## BEGIN Given data

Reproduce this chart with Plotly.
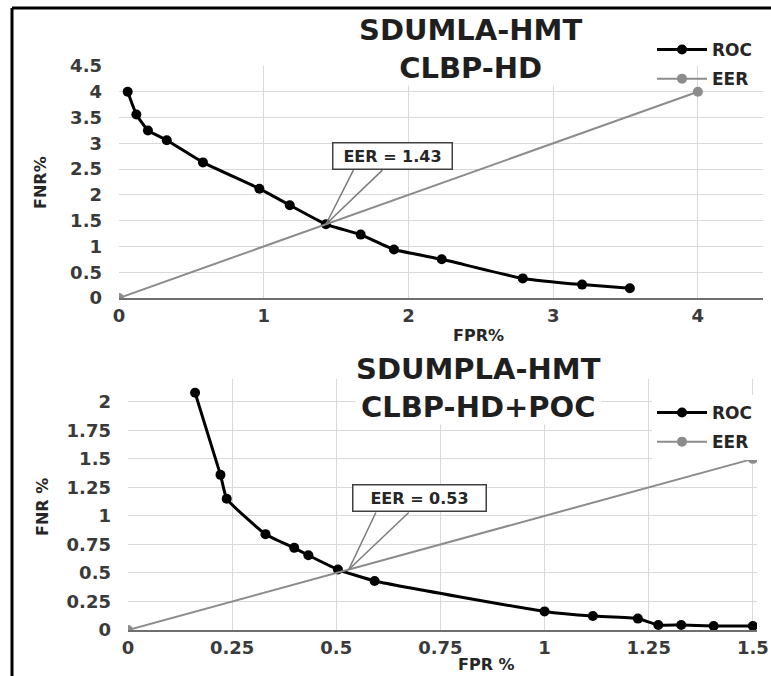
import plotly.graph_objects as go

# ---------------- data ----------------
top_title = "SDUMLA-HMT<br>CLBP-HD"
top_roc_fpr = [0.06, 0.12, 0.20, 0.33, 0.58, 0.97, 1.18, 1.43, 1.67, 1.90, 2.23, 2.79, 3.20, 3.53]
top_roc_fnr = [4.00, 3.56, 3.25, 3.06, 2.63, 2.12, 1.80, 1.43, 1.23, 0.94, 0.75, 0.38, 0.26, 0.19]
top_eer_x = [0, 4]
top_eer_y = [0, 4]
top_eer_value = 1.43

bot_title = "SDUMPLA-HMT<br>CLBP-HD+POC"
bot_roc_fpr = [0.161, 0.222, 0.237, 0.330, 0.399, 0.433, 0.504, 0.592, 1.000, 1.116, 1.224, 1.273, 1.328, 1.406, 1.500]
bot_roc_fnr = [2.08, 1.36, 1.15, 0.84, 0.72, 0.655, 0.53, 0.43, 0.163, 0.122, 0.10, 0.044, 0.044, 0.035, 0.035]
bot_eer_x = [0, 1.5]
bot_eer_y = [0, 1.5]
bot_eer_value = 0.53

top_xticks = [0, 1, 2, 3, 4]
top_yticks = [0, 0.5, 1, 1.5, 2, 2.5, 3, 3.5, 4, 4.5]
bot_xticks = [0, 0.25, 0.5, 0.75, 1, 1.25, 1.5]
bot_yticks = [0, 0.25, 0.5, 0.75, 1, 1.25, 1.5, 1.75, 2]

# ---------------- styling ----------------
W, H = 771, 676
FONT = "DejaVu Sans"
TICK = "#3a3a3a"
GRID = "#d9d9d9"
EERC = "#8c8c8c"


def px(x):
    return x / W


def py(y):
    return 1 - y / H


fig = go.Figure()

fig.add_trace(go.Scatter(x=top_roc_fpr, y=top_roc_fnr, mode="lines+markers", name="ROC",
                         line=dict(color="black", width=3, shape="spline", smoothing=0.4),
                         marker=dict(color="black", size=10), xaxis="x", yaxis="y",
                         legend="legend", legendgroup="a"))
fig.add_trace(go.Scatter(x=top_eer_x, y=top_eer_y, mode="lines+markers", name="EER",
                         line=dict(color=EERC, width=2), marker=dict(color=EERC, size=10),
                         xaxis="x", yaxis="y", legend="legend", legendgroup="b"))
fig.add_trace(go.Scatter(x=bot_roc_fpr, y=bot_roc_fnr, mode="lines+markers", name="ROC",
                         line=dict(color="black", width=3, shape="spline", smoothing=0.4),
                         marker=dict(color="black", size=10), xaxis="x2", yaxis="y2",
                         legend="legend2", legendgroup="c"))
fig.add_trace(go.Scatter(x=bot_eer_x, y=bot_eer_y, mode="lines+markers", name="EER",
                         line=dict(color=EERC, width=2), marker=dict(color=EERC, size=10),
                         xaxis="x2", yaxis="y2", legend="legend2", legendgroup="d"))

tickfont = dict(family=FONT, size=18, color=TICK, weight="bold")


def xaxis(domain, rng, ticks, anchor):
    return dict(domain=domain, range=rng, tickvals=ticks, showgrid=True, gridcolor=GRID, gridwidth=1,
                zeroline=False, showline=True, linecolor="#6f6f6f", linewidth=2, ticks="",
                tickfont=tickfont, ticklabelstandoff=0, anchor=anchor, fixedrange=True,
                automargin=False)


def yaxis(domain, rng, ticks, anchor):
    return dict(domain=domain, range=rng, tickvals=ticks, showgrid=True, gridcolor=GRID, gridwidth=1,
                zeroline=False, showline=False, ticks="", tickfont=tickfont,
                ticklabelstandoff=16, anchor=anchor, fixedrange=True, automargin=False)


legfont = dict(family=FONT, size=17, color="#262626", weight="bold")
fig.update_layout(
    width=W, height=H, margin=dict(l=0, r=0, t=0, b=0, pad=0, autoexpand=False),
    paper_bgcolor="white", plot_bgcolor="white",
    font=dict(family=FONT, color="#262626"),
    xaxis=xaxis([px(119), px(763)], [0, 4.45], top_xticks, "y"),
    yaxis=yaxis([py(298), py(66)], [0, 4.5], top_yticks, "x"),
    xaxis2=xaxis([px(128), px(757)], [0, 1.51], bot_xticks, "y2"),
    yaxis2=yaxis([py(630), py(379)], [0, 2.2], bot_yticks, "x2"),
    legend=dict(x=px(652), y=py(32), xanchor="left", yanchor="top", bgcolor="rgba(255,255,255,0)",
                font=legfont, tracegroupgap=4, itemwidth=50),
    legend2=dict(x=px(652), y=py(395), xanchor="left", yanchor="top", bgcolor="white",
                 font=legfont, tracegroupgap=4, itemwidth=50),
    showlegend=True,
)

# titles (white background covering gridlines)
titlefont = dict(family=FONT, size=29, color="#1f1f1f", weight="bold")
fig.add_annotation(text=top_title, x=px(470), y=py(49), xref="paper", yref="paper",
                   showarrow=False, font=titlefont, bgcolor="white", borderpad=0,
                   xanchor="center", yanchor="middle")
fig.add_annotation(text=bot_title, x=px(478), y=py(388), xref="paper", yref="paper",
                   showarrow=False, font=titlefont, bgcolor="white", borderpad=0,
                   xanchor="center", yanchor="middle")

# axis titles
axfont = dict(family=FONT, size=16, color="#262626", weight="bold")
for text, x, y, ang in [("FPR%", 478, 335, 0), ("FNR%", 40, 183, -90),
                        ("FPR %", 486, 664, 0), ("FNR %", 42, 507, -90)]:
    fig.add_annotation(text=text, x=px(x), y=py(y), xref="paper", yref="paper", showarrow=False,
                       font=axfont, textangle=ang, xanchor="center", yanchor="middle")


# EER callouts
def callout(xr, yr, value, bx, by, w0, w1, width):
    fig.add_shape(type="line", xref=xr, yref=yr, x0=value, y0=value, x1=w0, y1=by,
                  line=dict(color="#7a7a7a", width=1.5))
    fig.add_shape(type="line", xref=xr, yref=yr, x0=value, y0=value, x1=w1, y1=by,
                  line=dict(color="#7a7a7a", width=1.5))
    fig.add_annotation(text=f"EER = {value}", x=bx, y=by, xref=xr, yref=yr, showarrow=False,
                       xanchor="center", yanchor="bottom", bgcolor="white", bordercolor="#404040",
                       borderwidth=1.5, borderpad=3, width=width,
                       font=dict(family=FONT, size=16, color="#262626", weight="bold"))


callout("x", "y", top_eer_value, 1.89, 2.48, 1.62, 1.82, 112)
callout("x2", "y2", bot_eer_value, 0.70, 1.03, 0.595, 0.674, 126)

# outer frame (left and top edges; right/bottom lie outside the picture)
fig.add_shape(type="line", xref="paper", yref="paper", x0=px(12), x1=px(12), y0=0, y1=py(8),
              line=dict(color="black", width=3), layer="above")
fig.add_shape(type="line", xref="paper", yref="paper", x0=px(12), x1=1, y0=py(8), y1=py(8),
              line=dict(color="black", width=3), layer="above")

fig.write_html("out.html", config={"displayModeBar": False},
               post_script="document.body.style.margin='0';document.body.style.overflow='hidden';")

## END Given data

> _What you will do_
Copy the listing over exactly, skipping the pictures it holds.

> _Result_
Reproduce this chart with Plotly.
import plotly.graph_objects as go

# ---------------- data ----------------
top_title = "SDUMLA-HMT<br>CLBP-HD"
top_roc_fpr = [0.06, 0.12, 0.20, 0.33, 0.58, 0.97, 1.18, 1.43, 1.67, 1.90, 2.23, 2.79, 3.20, 3.53]
top_roc_fnr = [4.00, 3.56, 3.25, 3.06, 2.63, 2.12, 1.80, 1.43, 1.23, 0.94, 0.75, 0.38, 0.26, 0.19]
top_eer_x = [0, 4]
top_eer_y = [0, 4]
top_eer_value = 1.43

bot_title = "SDUMPLA-HMT<br>CLBP-HD+POC"
bot_roc_fpr = [0.161, 0.222, 0.237, 0.330, 0.399, 0.433, 0.504, 0.592, 1.000, 1.116, 1.224, 1.273, 1.328, 1.406, 1.500]
bot_roc_fnr = [2.08, 1.36, 1.15, 0.84, 0.72, 0.655, 0.53, 0.43, 0.163, 0.122, 0.10, 0.044, 0.044, 0.035, 0.035]
bot_eer_x = [0, 1.5]
bot_eer_y = [0, 1.5]
bot_eer_value = 0.53

top_xticks = [0, 1, 2, 3, 4]
top_yticks = [0, 0.5, 1, 1.5, 2, 2.5, 3, 3.5, 4, 4.5]
bot_xticks = [0, 0.25, 0.5, 0.75, 1, 1.25, 1.5]
bot_yticks = [0, 0.25, 0.5, 0.75, 1, 1.25, 1.5, 1.75, 2]

# ---------------- styling ----------------
W, H = 771, 676
FONT = "DejaVu Sans"
TICK = "#3a3a3a"
GRID = "#d9d9d9"
EERC = "#8c8c8c"


def px(x):
    return x / W


def py(y):
    return 1 - y / H


fig = go.Figure()

fig.add_trace(go.Scatter(x=top_roc_fpr, y=top_roc_fnr, mode="lines+markers", name="ROC",
                         line=dict(color="black", width=3, shape="spline", smoothing=0.4),
                         marker=dict(color="black", size=10), xaxis="x", yaxis="y",
                         legend="legend", legendgroup="a"))
fig.add_trace(go.Scatter(x=top_eer_x, y=top_eer_y, mode="lines+markers", name="EER",
                         line=dict(color=EERC, width=2), marker=dict(color=EERC, size=10),
                         xaxis="x", yaxis="y", legend="legend", legendgroup="b"))
fig.add_trace(go.Scatter(x=bot_roc_fpr, y=bot_roc_fnr, mode="lines+markers", name="ROC",
                         line=dict(color="black", width=3, shape="spline", smoothing=0.4),
                         marker=dict(color="black", size=10), xaxis="x2", yaxis="y2",
                         legend="legend2", legendgroup="c"))
fig.add_trace(go.Scatter(x=bot_eer_x, y=bot_eer_y, mode="lines+markers", name="EER",
                         line=dict(color=EERC, width=2), marker=dict(color=EERC, size=10),
                         xaxis="x2", yaxis="y2", legend="legend2", legendgroup="d"))

tickfont = dict(family=FONT, size=18, color=TICK, weight="bold")


def xaxis(domain, rng, ticks, anchor):
    return dict(domain=domain, range=rng, tickvals=ticks, showgrid=True, gridcolor=GRID, gridwidth=1,
                zeroline=False, showline=True, linecolor="#6f6f6f", linewidth=2, ticks="",
                tickfont=tickfont, ticklabelstandoff=0, anchor=anchor, fixedrange=True,
                automargin=False)


def yaxis(domain, rng, ticks, anchor):
    return dict(domain=domain, range=rng, tickvals=ticks, showgrid=True, gridcolor=GRID, gridwidth=1,
                zeroline=False, showline=False, ticks="", tickfont=tickfont,
                ticklabelstandoff=16, anchor=anchor, fixedrange=True, automargin=False)


legfont = dict(family=FONT, size=17, color="#262626", weight="bold")
fig.update_layout(
    width=W, height=H, margin=dict(l=0, r=0, t=0, b=0, pad=0, autoexpand=False),
    paper_bgcolor="white", plot_bgcolor="white",
    font=dict(family=FONT, color="#262626"),
    xaxis=xaxis([px(119), px(763)], [0, 4.45], top_xticks, "y"),
    yaxis=yaxis([py(298), py(66)], [0, 4.5], top_yticks, "x"),
    xaxis2=xaxis([px(128), px(757)], [0, 1.51], bot_xticks, "y2"),
    yaxis2=yaxis([py(630), py(379)], [0, 2.2], bot_yticks, "x2"),
    legend=dict(x=px(652), y=py(32), xanchor="left", yanchor="top", bgcolor="rgba(255,255,255,0)",
                font=legfont, tracegroupgap=4, itemwidth=50),
    legend2=dict(x=px(652), y=py(395), xanchor="left", yanchor="top", bgcolor="white",
                 font=legfont, tracegroupgap=4, itemwidth=50),
    showlegend=True,
)

# titles (white background covering gridlines)
titlefont = dict(family=FONT, size=29, color="#1f1f1f", weight="bold")
fig.add_annotation(text=top_title, x=px(470), y=py(49), xref="paper", yref="paper",
                   showarrow=False, font=titlefont, bgcolor="white", borderpad=0,
                   xanchor="center", yanchor="middle")
fig.add_annotation(text=bot_title, x=px(478), y=py(388), xref="paper", yref="paper",
                   showarrow=False, font=titlefont, bgcolor="white", borderpad=0,
                   xanchor="center", yanchor="middle")

# axis titles
axfont = dict(family=FONT, size=16, color="#262626", weight="bold")
for text, x, y, ang in [("FPR%", 478, 335, 0), ("FNR%", 40, 183, -90),
                        ("FPR %", 486, 664, 0), ("FNR %", 42, 507, -90)]:
    fig.add_annotation(text=text, x=px(x), y=py(y), xref="paper", yref="paper", showarrow=False,
                       font=axfont, textangle=ang, xanchor="center", yanchor="middle")


# EER callouts
def callout(xr, yr, value, bx, by, w0, w1, width):
    fig.add_shape(type="line", xref=xr, yref=yr, x0=value, y0=value, x1=w0, y1=by,
                  line=dict(color="#7a7a7a", width=1.5))
    fig.add_shape(type="line", xref=xr, yref=yr, x0=value, y0=value, x1=w1, y1=by,
                  line=dict(color="#7a7a7a", width=1.5))
    fig.add_annotation(text=f"EER = {value}", x=bx, y=by, xref=xr, yref=yr, showarrow=False,
                       xanchor="center", yanchor="bottom", bgcolor="white", bordercolor="#404040",
                       borderwidth=1.5, borderpad=3, width=width,
                       font=dict(family=FONT, size=16, color="#262626", weight="bold"))


callout("x", "y", top_eer_value, 1.89, 2.48, 1.62, 1.82, 112)
callout("x2", "y2", bot_eer_value, 0.70, 1.03, 0.595, 0.674, 126)

# outer frame (left and top edges; right/bottom lie outside the picture)
fig.add_shape(type="line", xref="paper", yref="paper", x0=px(12), x1=px(12), y0=0, y1=py(8),
              line=dict(color="black", width=3), layer="above")
fig.add_shape(type="line", xref="paper", yref="paper", x0=px(12), x1=1, y0=py(8), y1=py(8),
              line=dict(color="black", width=3), layer="above")

fig.write_html("out.html", config={"displayModeBar": False},
               post_script="document.body.style.margin='0';document.body.style.overflow='hidden';")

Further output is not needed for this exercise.